The night that Sarah Jessica Parker stepped on my foot and the world changed

Correction appended: Where I say “Kenneth Cole,” I mean Marc Jacobs. Memory fails ten years on. Thanks to Kelly Crow herself for fact checking me.


Ten years ago today, September 10, 2001, my friend Kelly Crow had invited me to be her plus one at the Kenneth Cole fashion show. Kelly was working as a contract writer for the New York Times then, and she was covering the event for the now-defunct City section that ran on Sundays. She probably wasn’t supposed to be covering the fashion, per se. It was more of a scene piece. Anyway, I wasn’t supposed to be writing anything at all. I was working as the web editor for Architectural Record magazine, and there were never any big architecture stories, right?

I think we met somewhere on West Street, the broad boulevard that runs down the west side of Manhattan, sometimes living up to the sort of urban grandeur that the phrase “broad boulevard” evokes, and sometimes just existing as an exhaust-choked multi-lane highway dividing nice parts of the city from piers owned by (and smelling like) the sanitation department. That night, though, we were going to be sitting in a tent erected on one of the flat piers out in the Hudson. It was, like so many of these outdoor events, temporary elegance. I probably walked over from the A/C/E subway lines, but many of the guests came in black cars with drivers. Ten years later, I still don’t have a driver.

Cole was debuting his fragrance for women that night. Kelly got a gift bag with samples. I remember low pools in the entrance area with flowers floating in them. I want to say they were jasmine, because I remember them being white. But I also remember them floating, so maybe they were lotus. Whichever they were, that’s what the perfume smelled like. The walls of the entrance area were just white waterproof canvas or vinyl or whatever those shiny white tents are made of. There were cameras, and celebrities. Sarah Jessica Parker put the heel of one of her (Manolo Blahnik?) shoes on top of whatever I was wearing, and she turned to look up at me. “Oh my god, I’m so sorry,” she said. “Did I hurt you?” She didn’t, of course. She isn’t exactly a large woman.
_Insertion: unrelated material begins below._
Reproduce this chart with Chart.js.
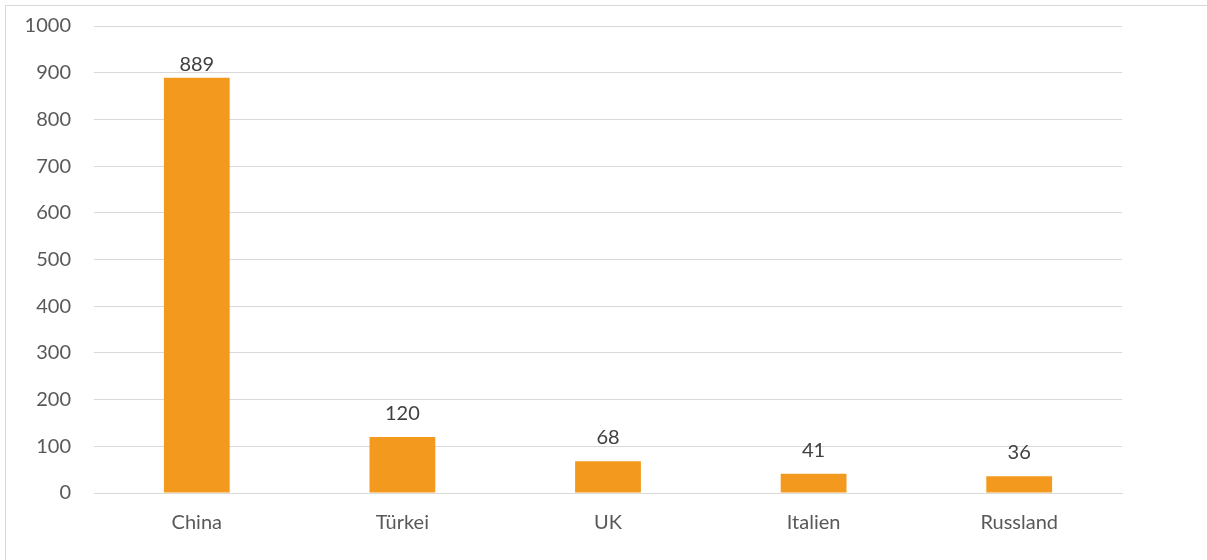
<!DOCTYPE html>
<html>
<head>
<meta charset="utf-8">
<script src="https://cdn.jsdelivr.net/npm/chart.js@4"></script>
<style>
  html, body { margin: 0; padding: 0; background: #fff; }
  #wrap { position: relative; width: 1207px; height: 560px; overflow: hidden; }
  #frame { position: absolute; left: 5px; top: 5px; width: 1210px; height: 600px; border: 1px solid #d9d9d9; box-sizing: border-box; }
  #chartBox { position: absolute; left: 0; top: 0; width: 1207px; height: 560px; }
</style>
</head>
<body>
<div id="wrap">
  <div id="frame"></div>
  <div id="chartBox"><canvas id="countryChart"></canvas></div>
</div>
<script>
const categories = ['China', 'Türkei', 'UK', 'Italien', 'Russland'];
const values = [889, 120, 68, 41, 36];
const yTicks = [0, 100, 200, 300, 400, 500, 600, 700, 800, 900, 1000];

const FONT = "Lato, 'Open Sans', sans-serif";

// Value labels above each bar (kept inside the plot near the top)
const barLabels = {
  id: 'barLabels',
  afterDatasetsDraw(chart) {
    const ctx = chart.ctx;
    const meta = chart.getDatasetMeta(0);
    const minBase = chart.chartArea.top + 45;
    ctx.save();
    ctx.fillStyle = '#404040';
    ctx.font = '20px ' + FONT;
    ctx.textAlign = 'center';
    ctx.textBaseline = 'alphabetic';
    meta.data.forEach((bar, i) => {
      const y = Math.max(bar.y - 17, minBase);
      ctx.fillText(String(values[i]), bar.x, y);
    });
    ctx.restore();
  }
};

document.addEventListener('DOMContentLoaded', () => {
  const ctx = document.getElementById('countryChart');
  new Chart(ctx, {
    type: 'bar',
    data: {
      labels: categories,
      datasets: [{
        data: values,
        backgroundColor: '#F39A1E',
        categoryPercentage: 1,
        barPercentage: 0.32
      }]
    },
    options: {
      responsive: true,
      maintainAspectRatio: false,
      animation: false,
      layout: { padding: { left: 0, right: 85, top: 26, bottom: 0 } },
      plugins: { legend: { display: false }, tooltip: { enabled: false } },
      scales: {
        y: {
          min: 0,
          max: 1000,
          afterBuildTicks: axis => { axis.ticks = yTicks.map(v => ({ value: v })); },
          afterFit: axis => {
            axis.width = 94;
            axis.paddingTop = 0;
            axis.paddingBottom = 0;
          },
          border: { display: false },
          grid: { color: '#d9d9d9', lineWidth: 1, drawTicks: false },
          ticks: {
            color: '#595959',
            font: { family: FONT, size: 20 },
            padding: 23,
            callback: v => String(v)
          }
        },
        x: {
          afterFit: axis => { axis.height = 67; },
          border: { display: true, color: '#d9d9d9' },
          grid: { display: false, drawTicks: false },
          ticks: { color: '#595959', font: { family: FONT, size: 20 }, padding: 18 }
        }
      }
    },
    plugins: [barLabels]
  });
});
</script>
</body>
</html>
Kelly and I were ushered to our seats, near the top of the long rows of benches on either side of the runway. We sat there. Forever. The show started nowhere close to on time. For a while, we watched the crowd—fashion editors, beautiful people, beautiful young people (these were Kenneth Cole’s employees), Donald Trump. Trump was, I think, on our side of the runway, but he’s easy to identify from above and behind. We probably sat for 45 minutes on the uncomfortable benches, while only two songs alternated on the loudspeakers: “2000 Light Years from Home,” by the Rolling Stones; and either “Psyché Rock” by Pierre Henry and  Michel Colombier, or the more familiar song that it was reworked into, and which you may know as the theme from “Futurama.” I think it was the Futurama theme version, but ten years later, I can’t be sure. Either way I heard each of those songs probably ten times that night.

I don’t remember the fashion show. There were dresses. They were probably quite pretty. Beats me.
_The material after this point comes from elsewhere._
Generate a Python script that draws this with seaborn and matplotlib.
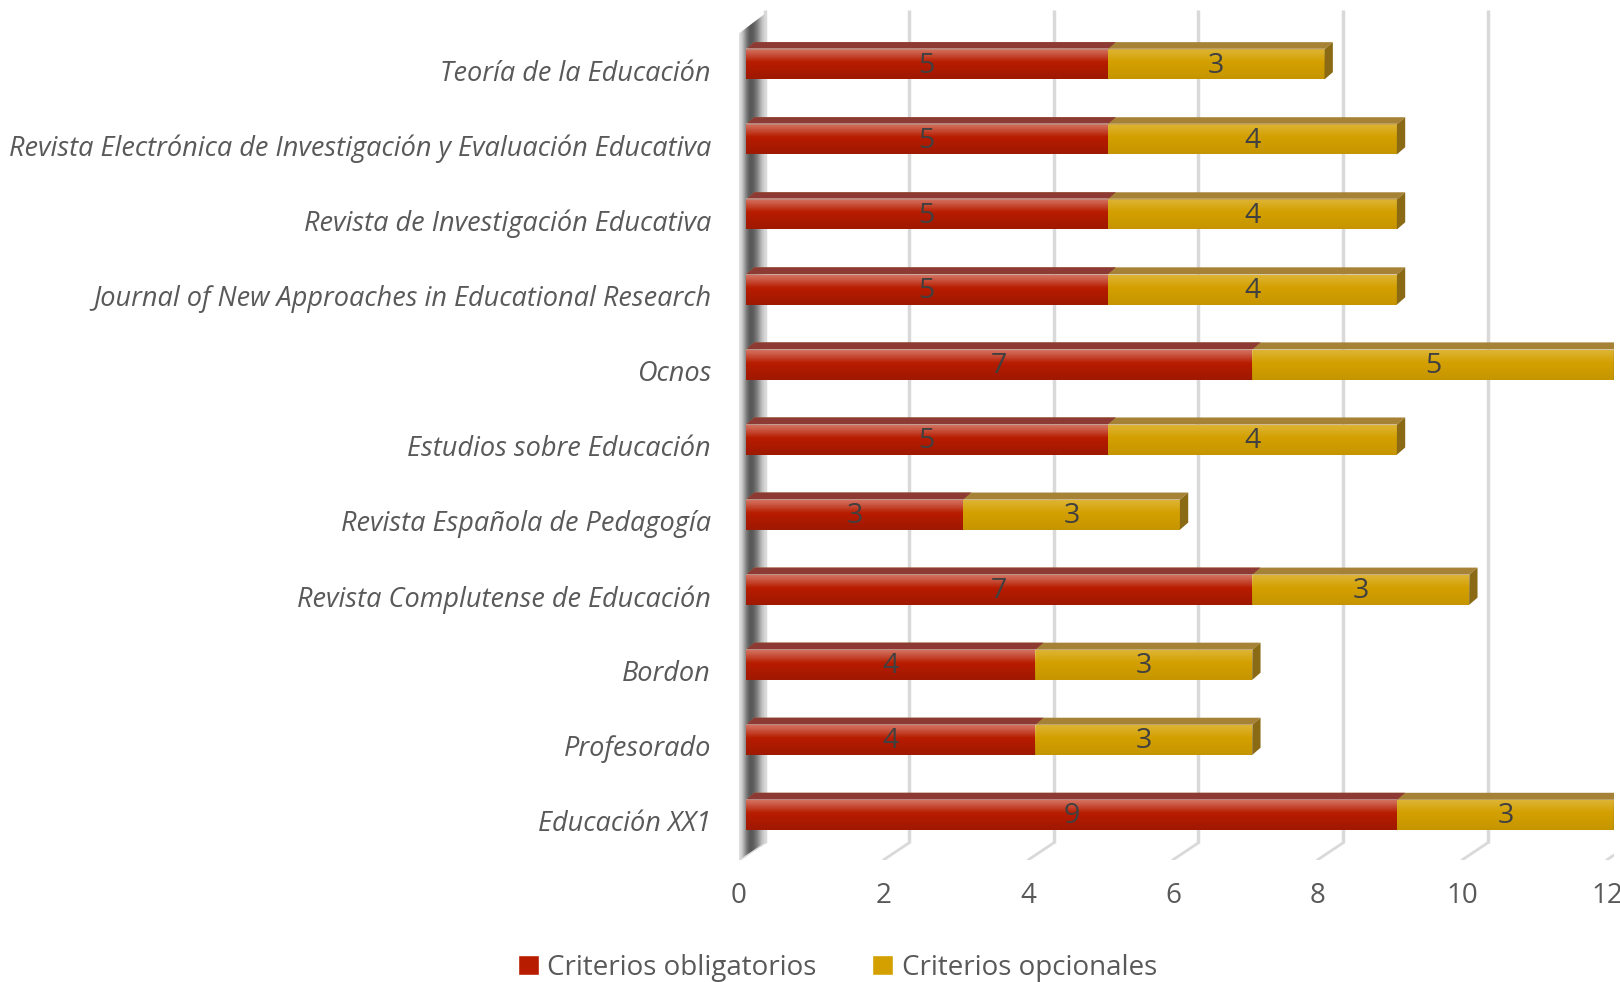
import numpy as np
import pandas as pd
import matplotlib
matplotlib.use("Agg")
import matplotlib.pyplot as plt
import matplotlib.transforms as mtransforms
from matplotlib.patches import Polygon, Patch
import seaborn as sns

categories = [
    "Teoría de la Educación",
    "Revista Electrónica de Investigación y Evaluación Educativa",
    "Revista de Investigación Educativa",
    "Journal of New Approaches in Educational Research",
    "Ocnos",
    "Estudios sobre Educación",
    "Revista Española de Pedagogía",
    "Revista Complutense de Educación",
    "Bordon",
    "Profesorado",
    "Educación XX1",
]
obligatorios = [5, 5, 5, 5, 7, 5, 3, 7, 4, 4, 9]
opcionales = [3, 4, 4, 4, 5, 4, 3, 3, 3, 3, 3]
xticks = [0, 2, 4, 6, 8, 10, 12]
series_names = ["Criterios obligatorios", "Criterios opcionales"]

RED = "#B81C00"
RED_TOP = "#8E3A34"
GOLD = "#D4A000"
GOLD_TOP = "#A68236"
GOLD_SIDE = "#8A6A14"
GRID = "#D9D9D9"
TXT = "#595959"

sns.set_theme(style="white")
plt.rcParams["font.family"] = ["Open Sans", "DejaVu Sans"]

df = pd.DataFrame({"cat": categories, "obl": obligatorios, "opc": opcionales})
df["total"] = df["obl"] + df["opc"]

fig = plt.figure(figsize=(16.2, 9.82), dpi=100)
ax = fig.add_axes([0.456, 0.1242, 0.5402, 0.8653])

BW = 0.40
sns.barplot(data=df, x="total", y="cat", orient="h", color=GOLD, saturation=1,
            width=BW, errorbar=None, zorder=3, ax=ax, linewidth=0)
sns.barplot(data=df, x="obl", y="cat", orient="h", color=RED, saturation=1,
            width=BW, errorbar=None, zorder=3, ax=ax, linewidth=0)

YTOP, YBOT = -0.72, 10.60
XMIN, XMAX = -0.1, 12
DX, DY = 0.115, 0.096     # bar depth offset
WX = 0.257                # back wall offset
YBACK = 10.37

# back-wall gridlines + floor lines
for t in xticks:
    ax.plot([t + WX, t + WX], [YTOP, YBACK], color=GRID, lw=2.5, zorder=0,
            solid_capstyle="butt")
    ax.plot([t + WX, t - 0.1], [YBACK, YBOT], color=GRID, lw=2.0, zorder=0)

# left wall with gradient
wall = Polygon([(XMIN, -0.41), (WX, YTOP + 0.05), (WX, YBACK), (XMIN, YBOT)],
               closed=True, facecolor="none", edgecolor="none", transform=ax.transData)
ax.add_patch(wall)
grad = np.array([[0.88, 0.55, 0.30, 0.38, 0.55, 0.82]])
im = ax.imshow(grad, cmap="gray", vmin=0, vmax=1, aspect="auto",
               extent=[XMIN, WX, YBOT, YTOP], zorder=1, interpolation="bicubic")
im.set_clip_path(wall)

# 3D faces + gradient overlays
patches = list(ax.patches)
bars = [p for p in patches if p is not wall]
n = len(categories)
gold_bars = bars[:n]
red_bars = bars[n:2 * n]

shade = np.zeros((20, 1, 4))
for k in range(20):
    f = k / 19.0
    if f < 0.45:
        shade[k, 0, :3] = 1.0
        shade[k, 0, 3] = 0.22 * (1 - f / 0.45)
    else:
        shade[k, 0, :3] = 0.0
        shade[k, 0, 3] = 0.07 * (f - 0.45) / 0.55

for group, topc in ((gold_bars, GOLD_TOP), (red_bars, RED_TOP)):
    for p in group:
        x0, w = p.get_x(), p.get_width()
        y0, h = p.get_y(), p.get_height()
        x1 = x0 + w
        ytop = min(y0, y0 + h)
        ybot = max(y0, y0 + h)
        top = Polygon([(x0, ytop), (x1, ytop), (x1 + DX, ytop - DY), (x0 + DX, ytop - DY)],
                      closed=True, facecolor=topc, edgecolor="none", zorder=3.5)
        ax.add_patch(top)
        if group is gold_bars:
            side = Polygon([(x1, ytop), (x1 + DX, ytop - DY), (x1 + DX, ybot - DY), (x1, ybot)],
                           closed=True, facecolor=GOLD_SIDE, edgecolor="none", zorder=3.5)
            ax.add_patch(side)
        ax.imshow(shade, aspect="auto", extent=[x0, x1, ybot, ytop], zorder=3.6,
                  interpolation="bilinear")

# value labels
for i, (a, b) in enumerate(zip(obligatorios, opcionales)):
    ax.text(a / 2, i + 0.02, str(a), ha="center", va="center", fontsize=20.5,
            color="#404040", zorder=5)
    ax.text(a + b / 2, i + 0.02, str(b), ha="center", va="center", fontsize=20.5,
            color="#404040", zorder=5)

ax.set_xlim(XMIN, XMAX)
ax.set_ylim(YBOT, YTOP)
ax.set_xticks(xticks)
ax.set_xticklabels([str(t) for t in xticks])
ax.set_xlabel("")
ax.set_ylabel("")
for s in ax.spines.values():
    s.set_visible(False)
ax.grid(False)
ax.tick_params(axis="x", length=0, pad=16, labelsize=20, labelcolor=TXT)
ax.tick_params(axis="y", length=0, pad=20, labelsize=19.5, labelcolor=TXT)
yoff = mtransforms.ScaledTranslation(0, -0.06, fig.dpi_scale_trans)
for lab in ax.get_yticklabels():
    lab.set_style("italic")
    lab.set_transform(lab.get_transform() + yoff)
off = mtransforms.ScaledTranslation(-0.07, 0, fig.dpi_scale_trans)
for lab in ax.get_xticklabels():
    lab.set_transform(lab.get_transform() + off)
    lab.set_clip_on(False)

handles = [Patch(facecolor=RED), Patch(facecolor=GOLD)]
fig.legend(handles=handles, labels=series_names, loc="lower center",
           bbox_to_anchor=(0.517, -0.025), ncol=2, frameon=False, fontsize=20,
           handlelength=0.75, handleheight=0.75, handletextpad=0.3,
           columnspacing=2.0, labelcolor=TXT)

fig.savefig("out.png", dpi=100)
After the show was over, the back wall of the runway opened up, as if by magic, and the crowd filtered down to runway level, and then out onto the end of the pier, which was tentless, and set up as a cocktail reception, with Moby DJing. As we shuffled out there, Kelly took the opportunity to interview Monica Lewinsky, who I think was about to introduce a line of handbags.

We must have had a drink or an hors d’oeuvre or two, but I don’t think we stayed too late. I’m not sure what Kelly was going to be doing the next morning, but she had to get home to Brooklyn. I was going to take the train back to the Upper West Side, where I lived in a little studio on the block that now houses the first indoor Shake Shack. I could sleep in a little bit the next morning, since Architectural Record was having its sales meeting downtown at the offices of our sister company, Standard & Poor’s. I think I was supposed to show up there at 11, so I wouldn’t have to leave the apartment until after 10.

As it turned out, Kelly never got a chance to write her story about the Kenneth Cole show. I wonder if she still has her notes from that night. But there was other news that blotted out the smell of jasmine or lotus the next morning, and made fashion seem so suddenly frivolous. As it happened, it was, in a small way, architecture news, news that would lead Architectural Record’s team, of which I was proud to be a part, to a National Magazine Award. I made a brief part of my career interviewing architects of memorials.

But we didn’t know any of that on the evening of September 10. Kelly and I, before we left the pier, wandered out to the very far end of it, which was open to the clear, cool, black sky, and we looked downriver and then panned our heads upward at the two square towers, glimmering between the vertical columns that lined their solid bulk, with the office lights of late-night traders, patrons, of the bar at Windows on the World, and of course, the blinking red of their aircraft warning lights.